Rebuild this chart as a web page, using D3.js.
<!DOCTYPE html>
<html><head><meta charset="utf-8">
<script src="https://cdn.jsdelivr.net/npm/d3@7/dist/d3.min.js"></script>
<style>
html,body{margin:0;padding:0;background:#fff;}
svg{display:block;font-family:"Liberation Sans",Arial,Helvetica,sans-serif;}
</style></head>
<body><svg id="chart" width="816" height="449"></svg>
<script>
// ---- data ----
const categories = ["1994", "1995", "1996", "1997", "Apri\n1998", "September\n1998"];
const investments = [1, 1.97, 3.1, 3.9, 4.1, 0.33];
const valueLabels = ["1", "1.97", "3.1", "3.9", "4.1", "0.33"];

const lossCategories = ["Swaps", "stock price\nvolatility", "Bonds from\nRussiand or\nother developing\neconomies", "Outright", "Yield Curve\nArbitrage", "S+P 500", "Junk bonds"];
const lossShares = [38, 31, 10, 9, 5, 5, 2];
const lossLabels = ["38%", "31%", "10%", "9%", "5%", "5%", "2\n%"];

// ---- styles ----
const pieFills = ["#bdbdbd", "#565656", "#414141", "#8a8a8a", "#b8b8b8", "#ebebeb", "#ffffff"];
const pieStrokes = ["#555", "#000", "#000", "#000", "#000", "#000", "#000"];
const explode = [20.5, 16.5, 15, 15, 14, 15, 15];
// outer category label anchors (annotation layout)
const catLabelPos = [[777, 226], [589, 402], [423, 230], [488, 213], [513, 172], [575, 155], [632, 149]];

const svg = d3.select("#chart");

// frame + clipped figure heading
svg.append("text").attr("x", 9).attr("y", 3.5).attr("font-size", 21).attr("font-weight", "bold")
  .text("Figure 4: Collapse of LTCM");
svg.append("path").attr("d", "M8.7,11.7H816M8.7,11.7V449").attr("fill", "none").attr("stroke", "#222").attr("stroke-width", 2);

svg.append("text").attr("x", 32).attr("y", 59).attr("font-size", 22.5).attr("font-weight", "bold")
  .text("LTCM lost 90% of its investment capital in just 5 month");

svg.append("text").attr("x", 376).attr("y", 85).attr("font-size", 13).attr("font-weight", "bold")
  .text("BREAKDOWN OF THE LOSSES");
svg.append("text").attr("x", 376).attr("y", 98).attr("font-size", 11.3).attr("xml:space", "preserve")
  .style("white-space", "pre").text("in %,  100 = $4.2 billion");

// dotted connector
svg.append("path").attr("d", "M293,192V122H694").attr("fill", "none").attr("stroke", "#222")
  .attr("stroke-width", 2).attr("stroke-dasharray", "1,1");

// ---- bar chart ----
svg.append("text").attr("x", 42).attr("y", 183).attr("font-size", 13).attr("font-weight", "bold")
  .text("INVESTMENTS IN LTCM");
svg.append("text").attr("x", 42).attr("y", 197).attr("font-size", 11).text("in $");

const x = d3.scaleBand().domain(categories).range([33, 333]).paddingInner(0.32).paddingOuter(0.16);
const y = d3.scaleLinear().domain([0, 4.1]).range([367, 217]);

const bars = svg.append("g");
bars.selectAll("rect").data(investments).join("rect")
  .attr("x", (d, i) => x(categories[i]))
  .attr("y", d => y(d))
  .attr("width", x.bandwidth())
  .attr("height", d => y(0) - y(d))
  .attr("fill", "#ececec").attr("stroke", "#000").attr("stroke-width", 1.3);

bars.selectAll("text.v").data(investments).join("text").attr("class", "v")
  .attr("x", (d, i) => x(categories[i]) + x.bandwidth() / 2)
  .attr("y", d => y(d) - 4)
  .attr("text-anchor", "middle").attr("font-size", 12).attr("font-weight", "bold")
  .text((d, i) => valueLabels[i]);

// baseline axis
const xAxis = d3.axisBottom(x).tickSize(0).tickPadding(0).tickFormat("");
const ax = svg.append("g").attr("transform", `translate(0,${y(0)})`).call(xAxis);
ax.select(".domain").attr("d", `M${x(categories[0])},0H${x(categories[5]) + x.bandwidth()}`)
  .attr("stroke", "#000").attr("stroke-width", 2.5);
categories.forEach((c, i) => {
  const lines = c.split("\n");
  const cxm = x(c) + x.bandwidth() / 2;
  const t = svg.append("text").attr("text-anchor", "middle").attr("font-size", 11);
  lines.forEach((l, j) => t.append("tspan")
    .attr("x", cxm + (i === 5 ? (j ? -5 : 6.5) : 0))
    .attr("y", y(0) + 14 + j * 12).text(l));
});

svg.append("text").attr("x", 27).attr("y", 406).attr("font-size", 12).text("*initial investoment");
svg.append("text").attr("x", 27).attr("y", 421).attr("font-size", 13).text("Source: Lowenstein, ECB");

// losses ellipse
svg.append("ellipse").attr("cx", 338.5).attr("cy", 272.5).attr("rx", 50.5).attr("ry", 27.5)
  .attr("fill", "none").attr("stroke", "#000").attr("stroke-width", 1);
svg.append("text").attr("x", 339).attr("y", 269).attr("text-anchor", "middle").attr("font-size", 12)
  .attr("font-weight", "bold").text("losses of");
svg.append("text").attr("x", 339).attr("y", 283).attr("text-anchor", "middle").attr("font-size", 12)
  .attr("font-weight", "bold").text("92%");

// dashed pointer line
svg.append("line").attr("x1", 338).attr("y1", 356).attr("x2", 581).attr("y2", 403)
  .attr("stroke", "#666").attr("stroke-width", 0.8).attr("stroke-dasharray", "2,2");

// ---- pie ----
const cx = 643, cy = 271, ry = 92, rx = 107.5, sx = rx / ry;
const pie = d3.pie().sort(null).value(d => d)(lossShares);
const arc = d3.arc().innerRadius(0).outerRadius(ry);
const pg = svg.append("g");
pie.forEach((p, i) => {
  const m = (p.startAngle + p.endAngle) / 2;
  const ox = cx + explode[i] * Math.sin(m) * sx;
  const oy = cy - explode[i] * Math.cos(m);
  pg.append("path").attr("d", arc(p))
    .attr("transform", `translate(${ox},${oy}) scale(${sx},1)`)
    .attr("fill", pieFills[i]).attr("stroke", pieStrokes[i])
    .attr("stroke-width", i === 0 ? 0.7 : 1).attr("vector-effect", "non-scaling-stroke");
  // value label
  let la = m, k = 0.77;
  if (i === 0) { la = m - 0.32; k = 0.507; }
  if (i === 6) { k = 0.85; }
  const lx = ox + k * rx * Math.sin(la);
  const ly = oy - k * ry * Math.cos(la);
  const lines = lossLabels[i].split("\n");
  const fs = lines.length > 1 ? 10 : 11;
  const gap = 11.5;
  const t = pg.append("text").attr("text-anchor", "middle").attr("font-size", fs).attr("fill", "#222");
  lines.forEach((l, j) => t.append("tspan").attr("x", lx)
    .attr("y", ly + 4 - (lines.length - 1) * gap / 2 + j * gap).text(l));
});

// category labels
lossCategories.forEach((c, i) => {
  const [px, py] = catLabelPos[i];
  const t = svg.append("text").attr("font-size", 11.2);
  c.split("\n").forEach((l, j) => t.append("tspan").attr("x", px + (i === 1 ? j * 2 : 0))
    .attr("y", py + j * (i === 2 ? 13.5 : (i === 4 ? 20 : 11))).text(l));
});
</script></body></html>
=-=-=
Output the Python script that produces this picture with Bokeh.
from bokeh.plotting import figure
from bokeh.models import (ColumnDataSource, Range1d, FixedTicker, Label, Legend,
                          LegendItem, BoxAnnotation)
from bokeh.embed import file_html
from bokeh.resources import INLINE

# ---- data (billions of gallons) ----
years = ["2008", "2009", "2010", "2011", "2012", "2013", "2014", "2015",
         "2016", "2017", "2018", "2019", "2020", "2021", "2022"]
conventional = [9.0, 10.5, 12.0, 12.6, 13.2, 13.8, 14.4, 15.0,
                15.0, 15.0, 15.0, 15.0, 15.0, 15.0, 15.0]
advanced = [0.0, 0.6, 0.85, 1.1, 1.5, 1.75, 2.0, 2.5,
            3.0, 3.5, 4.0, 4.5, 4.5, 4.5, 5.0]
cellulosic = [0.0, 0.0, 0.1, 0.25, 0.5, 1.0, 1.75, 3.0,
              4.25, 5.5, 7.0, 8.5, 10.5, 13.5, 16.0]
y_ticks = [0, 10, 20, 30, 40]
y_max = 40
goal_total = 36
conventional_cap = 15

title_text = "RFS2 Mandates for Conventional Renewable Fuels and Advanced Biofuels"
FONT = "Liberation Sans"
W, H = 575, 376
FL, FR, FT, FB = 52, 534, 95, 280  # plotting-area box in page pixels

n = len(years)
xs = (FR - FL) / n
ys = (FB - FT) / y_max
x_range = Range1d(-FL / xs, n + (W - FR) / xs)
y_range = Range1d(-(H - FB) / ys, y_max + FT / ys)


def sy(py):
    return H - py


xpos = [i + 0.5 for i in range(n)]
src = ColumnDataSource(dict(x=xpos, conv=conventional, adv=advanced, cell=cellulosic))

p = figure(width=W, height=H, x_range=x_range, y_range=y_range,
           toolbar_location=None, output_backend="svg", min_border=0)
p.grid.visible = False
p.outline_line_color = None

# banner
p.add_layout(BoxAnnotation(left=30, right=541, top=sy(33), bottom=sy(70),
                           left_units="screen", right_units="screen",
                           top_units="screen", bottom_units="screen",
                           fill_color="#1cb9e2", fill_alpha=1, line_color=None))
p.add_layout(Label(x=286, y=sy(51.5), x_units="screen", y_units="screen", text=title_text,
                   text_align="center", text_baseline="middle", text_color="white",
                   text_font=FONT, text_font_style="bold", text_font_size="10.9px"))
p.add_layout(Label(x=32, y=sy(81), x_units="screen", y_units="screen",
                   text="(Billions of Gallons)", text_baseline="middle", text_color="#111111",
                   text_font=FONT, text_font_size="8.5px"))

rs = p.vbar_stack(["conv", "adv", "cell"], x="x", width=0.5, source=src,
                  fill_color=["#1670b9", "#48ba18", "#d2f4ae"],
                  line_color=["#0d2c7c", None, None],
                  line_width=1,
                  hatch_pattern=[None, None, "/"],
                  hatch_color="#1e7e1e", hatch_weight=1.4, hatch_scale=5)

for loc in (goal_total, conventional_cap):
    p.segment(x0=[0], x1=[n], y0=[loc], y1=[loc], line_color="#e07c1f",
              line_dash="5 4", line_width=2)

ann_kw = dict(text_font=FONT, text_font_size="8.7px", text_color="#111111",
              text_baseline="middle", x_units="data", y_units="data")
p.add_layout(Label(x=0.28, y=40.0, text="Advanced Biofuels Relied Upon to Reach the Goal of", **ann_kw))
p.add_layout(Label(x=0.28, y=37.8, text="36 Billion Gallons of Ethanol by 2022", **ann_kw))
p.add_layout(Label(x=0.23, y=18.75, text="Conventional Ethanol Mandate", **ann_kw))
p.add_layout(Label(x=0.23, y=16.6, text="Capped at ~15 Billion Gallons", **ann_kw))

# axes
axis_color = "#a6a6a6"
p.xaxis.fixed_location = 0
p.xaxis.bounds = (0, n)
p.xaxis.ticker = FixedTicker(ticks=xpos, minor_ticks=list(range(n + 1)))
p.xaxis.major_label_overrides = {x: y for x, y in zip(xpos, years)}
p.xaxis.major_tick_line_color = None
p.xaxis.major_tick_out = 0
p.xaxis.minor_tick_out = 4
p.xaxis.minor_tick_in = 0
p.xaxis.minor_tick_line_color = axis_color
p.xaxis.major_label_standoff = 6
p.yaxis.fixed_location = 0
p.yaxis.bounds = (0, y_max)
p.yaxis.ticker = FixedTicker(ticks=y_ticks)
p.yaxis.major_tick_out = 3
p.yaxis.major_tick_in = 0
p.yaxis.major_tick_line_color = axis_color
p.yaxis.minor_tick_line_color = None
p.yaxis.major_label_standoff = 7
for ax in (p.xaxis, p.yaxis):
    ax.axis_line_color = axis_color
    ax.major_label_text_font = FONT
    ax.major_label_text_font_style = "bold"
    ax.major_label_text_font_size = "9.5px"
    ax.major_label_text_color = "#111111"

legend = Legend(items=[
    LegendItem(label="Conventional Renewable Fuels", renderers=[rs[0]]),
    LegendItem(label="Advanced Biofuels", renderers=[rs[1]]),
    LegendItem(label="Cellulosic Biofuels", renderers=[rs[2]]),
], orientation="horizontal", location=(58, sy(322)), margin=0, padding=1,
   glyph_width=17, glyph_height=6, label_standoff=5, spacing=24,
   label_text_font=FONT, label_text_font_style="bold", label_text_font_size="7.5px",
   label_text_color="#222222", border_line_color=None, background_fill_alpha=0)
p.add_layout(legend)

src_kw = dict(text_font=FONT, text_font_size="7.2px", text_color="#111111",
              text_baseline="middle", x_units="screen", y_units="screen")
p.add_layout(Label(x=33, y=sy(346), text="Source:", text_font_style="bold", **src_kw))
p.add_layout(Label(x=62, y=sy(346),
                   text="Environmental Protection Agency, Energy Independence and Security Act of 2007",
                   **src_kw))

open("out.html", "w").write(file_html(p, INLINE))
=-=-=
**What to do:**
Everything from the line that contains "Output the Python" through the line that contains "from bokeh.resources import INLINE" is to be transcribed exactly, and nothing outside that range.

**Answer to this problem:**
Output the Python script that produces this picture with Bokeh.
from bokeh.plotting import figure
from bokeh.models import (ColumnDataSource, Range1d, FixedTicker, Label, Legend,
                          LegendItem, BoxAnnotation)
from bokeh.embed import file_html
from bokeh.resources import INLINE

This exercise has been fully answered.